Folha/UOL: O sr. acha que não contraria?
Francisco Rezek: Não, não. De maneira nenhuma.

Folha/UOL: O sr. acha impróprio julgar o Mensalão justamente agora, às vésperas do processo de eleição nos municípios em todo o Brasil?
Francisco Rezek: Fernando, primeiro eu não acho que esse processo no Supremo Tribunal Federal em Brasília envolvendo autoridades de nível federal e particulares de variada origem, eu não acho que isso influencie em absoluto as eleições municipais. Conheço, pela presidência do TSE em outras épocas, pelo exercício...

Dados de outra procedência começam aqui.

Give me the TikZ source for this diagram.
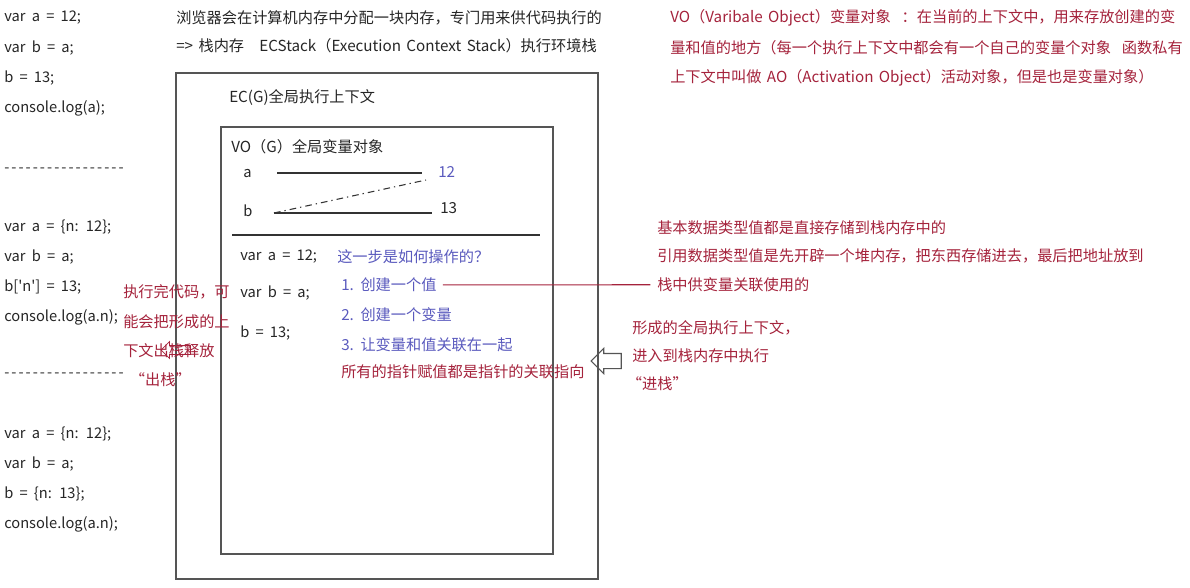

Folha/UOL: Mas os políticos acham.
Francisco Rezek: Eles acham. Mas eu duvido de que estão, para ser sincero, eu duvido de que estejam sendo sinceros quando dizem que acham que um processo como esse afete a eleição de Santa Rita do Sapucaí, ou de Cristina, ou de Quixeramobim onde quer que seja. Os eleitores brasileiros se conduzem, sobretudo nas primárias municipais, os eleitores brasileiros se conduzem por critérios que não têm a ver com prestígio ou desprestígio de uma determinada instituição federal ou de um determinado partido político no nível federal. Então, eu não acho, para começar, que isso vai influir, qualquer que seja o resultado, nas eleições municipais.

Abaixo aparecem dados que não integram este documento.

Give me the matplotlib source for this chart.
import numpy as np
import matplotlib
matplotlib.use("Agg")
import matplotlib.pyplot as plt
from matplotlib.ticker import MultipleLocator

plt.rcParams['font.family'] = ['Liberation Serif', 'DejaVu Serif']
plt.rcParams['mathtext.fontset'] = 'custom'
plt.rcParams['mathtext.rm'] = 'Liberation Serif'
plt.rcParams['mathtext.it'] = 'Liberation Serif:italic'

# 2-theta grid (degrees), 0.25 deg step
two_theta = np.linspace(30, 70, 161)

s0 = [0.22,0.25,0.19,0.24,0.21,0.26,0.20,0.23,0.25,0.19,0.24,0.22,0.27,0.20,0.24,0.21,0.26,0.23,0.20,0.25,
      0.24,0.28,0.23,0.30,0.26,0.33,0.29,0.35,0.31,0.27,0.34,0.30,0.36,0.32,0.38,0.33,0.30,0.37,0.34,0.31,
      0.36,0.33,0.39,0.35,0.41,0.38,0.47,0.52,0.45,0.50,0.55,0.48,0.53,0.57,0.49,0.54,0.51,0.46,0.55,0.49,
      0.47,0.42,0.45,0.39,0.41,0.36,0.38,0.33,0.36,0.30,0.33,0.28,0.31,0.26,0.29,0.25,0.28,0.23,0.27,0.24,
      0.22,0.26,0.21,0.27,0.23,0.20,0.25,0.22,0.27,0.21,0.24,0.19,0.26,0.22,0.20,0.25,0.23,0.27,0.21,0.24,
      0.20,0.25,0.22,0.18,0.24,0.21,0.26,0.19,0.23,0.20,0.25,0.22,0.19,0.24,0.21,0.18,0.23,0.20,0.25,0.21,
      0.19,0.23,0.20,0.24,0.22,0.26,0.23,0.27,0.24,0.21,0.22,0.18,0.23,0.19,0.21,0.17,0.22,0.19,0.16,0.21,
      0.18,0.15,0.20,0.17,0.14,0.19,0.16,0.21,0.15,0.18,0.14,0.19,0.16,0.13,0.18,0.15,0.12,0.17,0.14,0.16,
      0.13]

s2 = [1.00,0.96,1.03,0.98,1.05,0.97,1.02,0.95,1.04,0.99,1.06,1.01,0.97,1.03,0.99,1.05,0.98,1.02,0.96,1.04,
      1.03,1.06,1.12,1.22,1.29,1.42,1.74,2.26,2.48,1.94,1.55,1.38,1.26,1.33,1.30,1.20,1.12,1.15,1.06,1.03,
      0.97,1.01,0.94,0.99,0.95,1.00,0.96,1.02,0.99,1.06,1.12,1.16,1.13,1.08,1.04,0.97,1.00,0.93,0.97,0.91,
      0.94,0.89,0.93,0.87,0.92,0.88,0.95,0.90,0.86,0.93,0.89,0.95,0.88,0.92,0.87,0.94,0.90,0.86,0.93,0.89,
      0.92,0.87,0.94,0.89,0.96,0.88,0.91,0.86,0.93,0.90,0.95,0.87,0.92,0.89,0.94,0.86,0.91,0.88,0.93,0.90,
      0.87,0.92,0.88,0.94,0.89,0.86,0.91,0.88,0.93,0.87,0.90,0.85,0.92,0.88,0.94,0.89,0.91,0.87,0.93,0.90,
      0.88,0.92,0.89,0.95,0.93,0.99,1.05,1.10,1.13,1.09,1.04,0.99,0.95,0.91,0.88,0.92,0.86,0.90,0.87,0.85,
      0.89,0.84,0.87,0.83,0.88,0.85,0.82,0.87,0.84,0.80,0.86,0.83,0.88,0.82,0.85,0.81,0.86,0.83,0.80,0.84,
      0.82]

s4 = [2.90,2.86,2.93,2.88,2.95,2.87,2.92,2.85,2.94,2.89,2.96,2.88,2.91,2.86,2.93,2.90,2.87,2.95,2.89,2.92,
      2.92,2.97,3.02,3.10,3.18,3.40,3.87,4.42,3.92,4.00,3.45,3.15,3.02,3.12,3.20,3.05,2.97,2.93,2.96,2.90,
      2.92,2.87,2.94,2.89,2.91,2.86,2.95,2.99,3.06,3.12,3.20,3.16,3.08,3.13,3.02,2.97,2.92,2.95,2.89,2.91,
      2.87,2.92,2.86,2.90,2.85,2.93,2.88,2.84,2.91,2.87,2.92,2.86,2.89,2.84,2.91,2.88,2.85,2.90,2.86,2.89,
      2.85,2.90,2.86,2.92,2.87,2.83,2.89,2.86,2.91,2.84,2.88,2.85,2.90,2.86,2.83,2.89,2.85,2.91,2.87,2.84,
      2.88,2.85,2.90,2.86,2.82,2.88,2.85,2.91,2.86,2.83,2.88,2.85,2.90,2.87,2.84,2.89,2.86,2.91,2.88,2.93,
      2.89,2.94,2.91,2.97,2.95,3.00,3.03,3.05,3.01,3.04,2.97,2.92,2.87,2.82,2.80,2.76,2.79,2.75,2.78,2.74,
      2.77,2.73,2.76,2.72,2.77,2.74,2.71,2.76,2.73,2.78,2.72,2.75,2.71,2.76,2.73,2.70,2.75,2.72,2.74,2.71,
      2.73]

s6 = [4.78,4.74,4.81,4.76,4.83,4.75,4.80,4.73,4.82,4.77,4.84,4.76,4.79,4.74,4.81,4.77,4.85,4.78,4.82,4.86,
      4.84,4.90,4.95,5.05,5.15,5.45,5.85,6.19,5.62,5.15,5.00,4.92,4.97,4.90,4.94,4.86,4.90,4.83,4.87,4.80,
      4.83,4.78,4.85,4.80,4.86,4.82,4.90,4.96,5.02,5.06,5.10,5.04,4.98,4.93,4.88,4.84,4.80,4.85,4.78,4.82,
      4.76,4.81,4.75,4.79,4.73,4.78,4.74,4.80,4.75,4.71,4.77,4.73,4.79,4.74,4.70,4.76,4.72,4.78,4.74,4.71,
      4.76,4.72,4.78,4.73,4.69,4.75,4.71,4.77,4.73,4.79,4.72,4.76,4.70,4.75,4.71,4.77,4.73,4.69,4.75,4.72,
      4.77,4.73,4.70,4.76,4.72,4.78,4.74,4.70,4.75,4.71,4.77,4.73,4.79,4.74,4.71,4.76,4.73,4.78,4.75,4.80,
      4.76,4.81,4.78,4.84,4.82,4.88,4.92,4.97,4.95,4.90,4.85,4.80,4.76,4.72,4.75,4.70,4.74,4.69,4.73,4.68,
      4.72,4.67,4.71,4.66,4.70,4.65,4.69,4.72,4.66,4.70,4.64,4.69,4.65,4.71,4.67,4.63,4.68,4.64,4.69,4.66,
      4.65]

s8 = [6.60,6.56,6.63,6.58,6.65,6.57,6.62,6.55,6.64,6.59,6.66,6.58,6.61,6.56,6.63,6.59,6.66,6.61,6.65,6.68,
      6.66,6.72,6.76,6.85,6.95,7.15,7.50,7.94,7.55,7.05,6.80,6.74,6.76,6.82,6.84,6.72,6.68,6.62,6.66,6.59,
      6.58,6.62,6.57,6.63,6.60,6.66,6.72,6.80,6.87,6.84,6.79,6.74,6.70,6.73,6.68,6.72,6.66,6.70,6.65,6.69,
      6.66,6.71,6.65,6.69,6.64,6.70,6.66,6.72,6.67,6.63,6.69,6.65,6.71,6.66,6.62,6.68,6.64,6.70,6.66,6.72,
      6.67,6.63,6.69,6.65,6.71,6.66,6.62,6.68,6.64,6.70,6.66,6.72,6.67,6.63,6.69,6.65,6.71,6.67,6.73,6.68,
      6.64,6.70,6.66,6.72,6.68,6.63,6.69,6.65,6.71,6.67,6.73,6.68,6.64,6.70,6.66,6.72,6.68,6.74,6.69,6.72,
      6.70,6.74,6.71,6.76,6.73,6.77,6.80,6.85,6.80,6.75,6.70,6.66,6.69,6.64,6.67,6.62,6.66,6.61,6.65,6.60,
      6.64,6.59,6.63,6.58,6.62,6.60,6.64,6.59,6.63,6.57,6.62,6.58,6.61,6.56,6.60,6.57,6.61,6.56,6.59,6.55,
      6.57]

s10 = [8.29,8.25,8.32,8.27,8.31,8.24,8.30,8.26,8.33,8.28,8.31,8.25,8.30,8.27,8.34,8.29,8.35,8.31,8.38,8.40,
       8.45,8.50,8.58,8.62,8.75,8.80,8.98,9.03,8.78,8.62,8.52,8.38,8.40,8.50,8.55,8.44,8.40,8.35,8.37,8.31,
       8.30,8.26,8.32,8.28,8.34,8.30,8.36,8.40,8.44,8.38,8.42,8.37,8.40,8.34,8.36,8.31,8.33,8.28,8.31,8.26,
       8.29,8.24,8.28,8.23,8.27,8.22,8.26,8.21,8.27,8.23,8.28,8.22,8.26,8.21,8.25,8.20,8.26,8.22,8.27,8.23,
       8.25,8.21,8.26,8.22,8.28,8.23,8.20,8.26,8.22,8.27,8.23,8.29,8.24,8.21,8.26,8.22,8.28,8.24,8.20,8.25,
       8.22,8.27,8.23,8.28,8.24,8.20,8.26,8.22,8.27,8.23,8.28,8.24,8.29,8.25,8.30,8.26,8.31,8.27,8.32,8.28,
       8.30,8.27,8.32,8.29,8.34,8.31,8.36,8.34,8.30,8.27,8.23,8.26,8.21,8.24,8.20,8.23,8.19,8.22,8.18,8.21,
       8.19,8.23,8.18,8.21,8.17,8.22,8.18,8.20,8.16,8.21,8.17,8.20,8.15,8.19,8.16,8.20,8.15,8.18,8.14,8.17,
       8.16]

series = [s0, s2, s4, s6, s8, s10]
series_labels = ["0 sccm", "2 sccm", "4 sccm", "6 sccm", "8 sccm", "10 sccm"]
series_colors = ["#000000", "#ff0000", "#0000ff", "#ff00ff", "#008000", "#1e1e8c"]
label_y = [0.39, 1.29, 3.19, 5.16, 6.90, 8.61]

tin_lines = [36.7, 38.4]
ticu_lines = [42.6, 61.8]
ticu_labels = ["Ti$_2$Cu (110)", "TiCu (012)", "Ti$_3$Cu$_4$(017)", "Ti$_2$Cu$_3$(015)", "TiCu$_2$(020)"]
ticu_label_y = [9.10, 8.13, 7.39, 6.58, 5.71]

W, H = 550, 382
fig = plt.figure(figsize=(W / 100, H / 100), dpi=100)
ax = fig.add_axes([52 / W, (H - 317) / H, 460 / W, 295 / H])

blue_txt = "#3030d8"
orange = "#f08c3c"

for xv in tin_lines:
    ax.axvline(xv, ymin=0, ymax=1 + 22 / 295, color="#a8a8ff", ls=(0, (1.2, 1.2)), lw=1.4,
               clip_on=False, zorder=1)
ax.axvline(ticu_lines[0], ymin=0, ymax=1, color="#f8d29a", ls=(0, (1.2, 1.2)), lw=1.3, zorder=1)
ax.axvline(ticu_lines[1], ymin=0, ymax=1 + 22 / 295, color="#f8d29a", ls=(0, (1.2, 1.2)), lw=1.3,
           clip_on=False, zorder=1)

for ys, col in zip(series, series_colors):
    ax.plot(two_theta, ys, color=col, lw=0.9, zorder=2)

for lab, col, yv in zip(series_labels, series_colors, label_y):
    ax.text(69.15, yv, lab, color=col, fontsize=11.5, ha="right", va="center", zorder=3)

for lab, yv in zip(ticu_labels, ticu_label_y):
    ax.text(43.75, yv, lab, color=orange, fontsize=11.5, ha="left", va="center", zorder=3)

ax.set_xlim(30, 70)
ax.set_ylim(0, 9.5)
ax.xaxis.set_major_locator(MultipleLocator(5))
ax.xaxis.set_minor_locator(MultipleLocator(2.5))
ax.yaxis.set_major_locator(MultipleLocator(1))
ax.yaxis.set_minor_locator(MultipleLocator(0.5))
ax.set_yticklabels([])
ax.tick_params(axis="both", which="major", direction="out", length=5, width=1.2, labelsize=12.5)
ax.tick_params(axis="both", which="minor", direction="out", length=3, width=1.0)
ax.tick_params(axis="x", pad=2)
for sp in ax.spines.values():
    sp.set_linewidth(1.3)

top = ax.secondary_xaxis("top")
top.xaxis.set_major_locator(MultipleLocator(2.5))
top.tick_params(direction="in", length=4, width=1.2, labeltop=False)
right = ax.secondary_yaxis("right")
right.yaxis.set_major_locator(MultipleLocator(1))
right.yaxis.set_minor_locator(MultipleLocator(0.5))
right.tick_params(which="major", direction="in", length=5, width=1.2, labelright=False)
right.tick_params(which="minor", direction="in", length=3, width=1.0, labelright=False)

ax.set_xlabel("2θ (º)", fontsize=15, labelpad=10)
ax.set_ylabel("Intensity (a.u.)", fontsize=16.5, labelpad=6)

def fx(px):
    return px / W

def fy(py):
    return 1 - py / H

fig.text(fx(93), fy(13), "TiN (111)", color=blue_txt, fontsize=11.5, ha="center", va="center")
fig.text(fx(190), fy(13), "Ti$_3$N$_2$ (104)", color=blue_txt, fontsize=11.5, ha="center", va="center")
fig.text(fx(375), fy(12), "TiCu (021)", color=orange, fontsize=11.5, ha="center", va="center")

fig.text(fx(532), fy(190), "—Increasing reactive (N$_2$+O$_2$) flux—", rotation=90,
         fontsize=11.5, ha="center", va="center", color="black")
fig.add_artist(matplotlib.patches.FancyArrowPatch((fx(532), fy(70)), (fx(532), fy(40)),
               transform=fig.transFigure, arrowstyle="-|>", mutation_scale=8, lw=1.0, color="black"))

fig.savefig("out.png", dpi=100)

Folha/UOL: E o oposto? Os ministros do Supremo se sentirem pressionados por todos esses políticos reclamando.
Francisco Rezek: Eu acho que os ministros do Supremo tem toda a razão em manter uma atitude de absoluta indiferença ao que o meio político diz ou deixa de dizer.

Folha/UOL: O sr. se declarou impedido, se não me falha a memória, no caso do julgamento [no STF] do ex-presidente Fernando Collor.
Francisco Rezek: Sim. Eu próprio e [o ministro] Marco Aurélio Mello [que é primo de Fernando Collor].

Folha/UOL: Agora, neste caso, há uma discussão sobre se algum ministro deveria se declarar impedido. Alguns foram indicados pelo ex-presidente Lula, que não é réu mas é muito citado no caso. Um dos casos mais salientes é o do ministro Dias Toffoli, que foi advogado-geral da União, no governo Lula, e foi advogado do PT no passado. Analisando o caso do ministro Dias Toffoli, o que o sr. acha que seria recomendável?
Francisco Rezek: Eu tenho a convicção de que ele se declarará impedido. Eu creio que ele conhece a história da Casa. Afinal, se o tribunal tem 11 membros, por que aquele que foi colega de ministério de quem está posto sob acusação, ou teve qualquer espécie de relação que possa levar as pessoas comuns que observam o tribunal a acharem que tal ministro não deveria participar do julgamento... Por quê? Por quê? Se os outros podem fazer o trabalho sem ele?

Folha/UOL: Toffoli errará se não se declarar impedido?
Francisco Rezek: Eu acho que sim. Eu acho que sim. Mas eu creio, pelo que conheço do ministro e das provas inúmeras de sensatez que deu até hoje, que ele não deixará de fazê-lo.

Folha/UOL: Se deixar de fazê-lo?
Francisco Rezek: Eu não sei... Enfim, os demais ministros não têm como interferir nisso. As partes, sim. O procurador-geral da República, eventualmente a defesa de réus do setor privado... Enfim, há quem possa suscitar sim o impedimento, a suspeição de determinado ministro da Casa por qualquer razão que seja.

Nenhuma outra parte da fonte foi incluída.